Now, there’s a moment in time where middlegame and endgames should be the utmost priority.
However when you’re alone it’s really just easier to enhance openings where you can memorize some lines even without a board.
14.) Analyze a particular theme
By theme I mean a specific idea (for example opposition) that you are likely to encounter in your games.
This can be a perfect substitute for studying openings since most surface-level players shouldn’t even be memorizing.
Themes can be fun too since they are engaging in a way that challenges your own thinking.
15.) Analyze your own games
Again, the biggest mistake that most players commit is not learning from their mistakes.
It is really tempting to try another game after losing one just to get the “rush” of the chess juices.
Open up your lichess/chess.com account and look at the game archives, use an engine and test your insights to figure out what you’ve done wrong.
16.) Read a chess book/e-book
Books have been around forever in the course of human history to accompany man in the pursuit of knowledge.
Of course there are other online alternatives that you can go for (which is okay) but chess books/e-books are usually more comprehensive.
Don’t get me wrong there are really deep stuff even on Youtube but books are just the more reliable option for informational materials.
17.) Watch engine matches
If you don’t know there is a recurring tournament between the best engines you can watch alone, which is another way to practice.
Although granted that you may probably not learn as much since it’s really hard to analyze games between engines (without a stronger engine yourself), it may just be what you’re looking for.
It may give you interesting ideas on the areas you’re lacking which you could conveniently apply.

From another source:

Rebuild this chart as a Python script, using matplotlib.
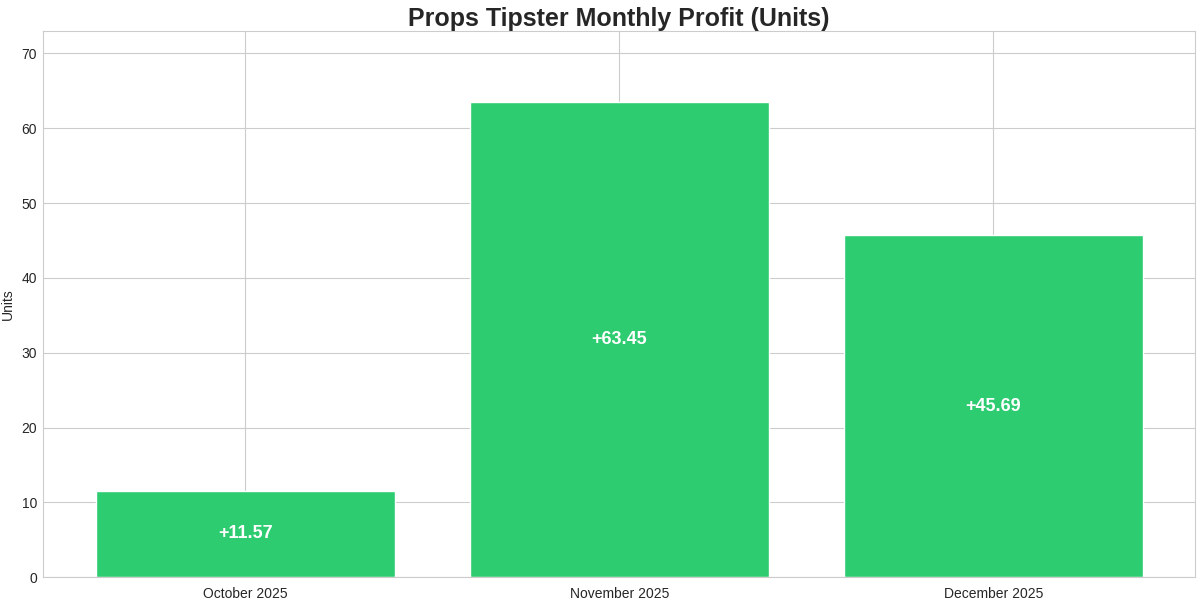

18.) Watch games from top players
If you can absorb something useful in watching engine games you can absolutely do so in top human games.
In fact it may even be more helpful since you can actually relate to the intricacies a human is experiencing.
You don’t need an engine to observe in this type of matches (although it helps) the commentary may be enough to provoke understanding.
19.) Watch YouTube chess tutorials
Youtube is really an interesting place, it offers a lot of free educational chess content that is ripe for the taking.
It has a host too which can put their own recommendations that may be suitable for your needs.
I warn you about the dangers of this platform though; do not get sucked in into the void of youtube and end up wasting time.
20.) Follow chess threads
Chess forums are places where people of this interest gather together to share their sentiments.
The practicality of doing this can be dubious sure but there are definitely people that gain something from relating to others.
Plus you don’t really need much when doing this on your own since it only involves reading and commenting.
Practicing chess alone can be a challenging dilemma that you need some experience to get around with.
Here are the things that I’ve observed other people do and I have tried myself just to give you an idea.
There are definitely a mountain of practices that can be accomplished in moments of solitude.
Try to find the one that works for you, Sleep well and play chess.